We propose a steering control algorithm for autonomous backward driving in a narrow corridor. Passable spaces are detected using a stereo camera, and the steering angle is controlled by a model predictive controller (MPC). For passable space detection, an UV-disparity map is calculated from the original disparity map. Information regarding passable spaces collected by the stereo camera is used in steering control. Backward driving requires the driver's preemptive actions, which can be learned by experience because of the non-intuitive responses (the initial motion of the vehicle is opposite to the driver's steering angle input). This occurs because a backward-driving vehicle is a non-minimum phase system.
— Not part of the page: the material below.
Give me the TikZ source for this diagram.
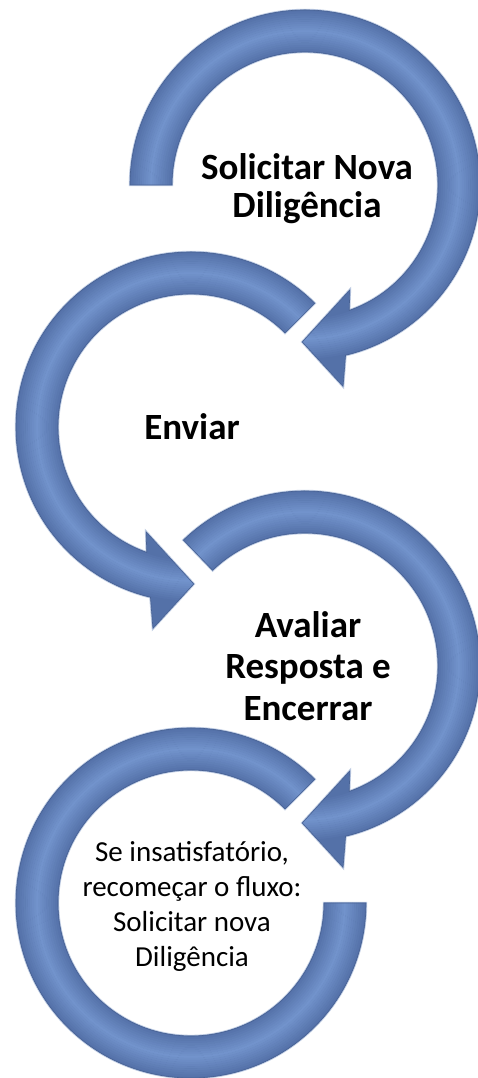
\documentclass[tikz,border=0pt]{standalone}
\usepackage{fontspec}
\setmainfont{Carlito}
\definecolor{arrowedge}{RGB}{84,113,168}
\definecolor{arrowmid}{RGB}{114,147,204}
\definecolor{arrowline}{RGB}{72,98,148}
\definecolor{arrowglow}{RGB}{160,180,214}
\tikzset{
  circarrow/.style={draw=arrowline, line width=0.6pt, line join=round,
    preaction={draw=arrowglow, line width=2.4pt, opacity=0.7},
    path picture={%
      \fill[arrowedge] (0,0) circle (240);
      \foreach \i in {0,...,20}{%
        \pgfmathtruncatemacro\tmix{100-abs(\i-10)*10}%
        \draw[color=arrowmid!\tmix!arrowedge, line width=2.4] (0,0) circle (133+2.1*\i);
      }}},
  boldlabel/.style={font=\bfseries\fontsize{37}{38}\selectfont, align=center, text=black},
  plainlabel/.style={font=\fontsize{29}{35}\selectfont, align=center, text=black}
}
\begin{document}
\begin{tikzpicture}[x=1pt,y=1pt]
\useasboundingbox (0,0) rectangle (477,1078);
\fill[white] (0,0) rectangle (477,1078);

% arrow 1 (top right)
\begin{scope}[shift={(305,893)}]
  \path[circarrow] (180:175) arc[start angle=180,end angle=-76.6,radius=175]
    -- (-79.3:205) -- (-91:157) -- (-66.8:114) -- (-70.6:133)
    arc[start angle=-70.6,end angle=180,radius=133] -- cycle;
\end{scope}

% arrow 2 (left)
\begin{scope}[shift={(191,651)}]
  \path[circarrow] (45:175) arc[start angle=45,end angle=256.6,radius=175]
    -- (259.3:205) -- (271:157) -- (246.8:114) -- (250.6:133)
    arc[start angle=250.6,end angle=45,radius=133] -- cycle;
\end{scope}

% arrow 3 (right)
\begin{scope}[shift={(305,412)}]
  \path[circarrow] (134:175) arc[start angle=134,end angle=-76.6,radius=175]
    -- (-79.3:205) -- (-91:157) -- (-66.8:114) -- (-70.6:133)
    arc[start angle=-70.6,end angle=134,radius=133] -- cycle;
\end{scope}

% arrow 4 (bottom left, no head)
\begin{scope}[shift={(191,175)}]
  \path[circarrow] (45:175) arc[start angle=45,end angle=360,radius=175]
    -- (360:133) arc[start angle=360,end angle=45,radius=133] -- cycle;
\end{scope}

\node[boldlabel] (n1) at (307,889) {Solicitar Nova\\Dilig\^encia};
\node[boldlabel] (n2) at (192,651) {Enviar};
\node[boldlabel, font=\bfseries\fontsize{37}{41.5}\selectfont] (n3) at (308,412) {Avaliar\\Resposta e\\Encerrar};
\node[plainlabel] (n4) at (192,172) {Se insatisfat\'orio,\\recome\c{c}ar o fluxo:\\Solicitar nova\\Dilig\^encia};
\end{tikzpicture}
\end{document}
One of the most popular steering control algorithms is Stanley method, which is based on the feedback of lateral displacement error and heading angle error. The method is very intuitive and works well for forward driving, but it exhibits significant undershoot for backward driving cases. Furthermore, the method does not explicitly consider any constraints on control inputs and states. We designed a steering controller based on the MPC technique that requires future information but can handle constraints explicitly. Because we have near-future information from the stereo camera under limited passable spaces, MPC can be effectively implemented. We performed several simulations and experiments to show the performance and superiority of the suggested method over a simple feedback-based control algorithm.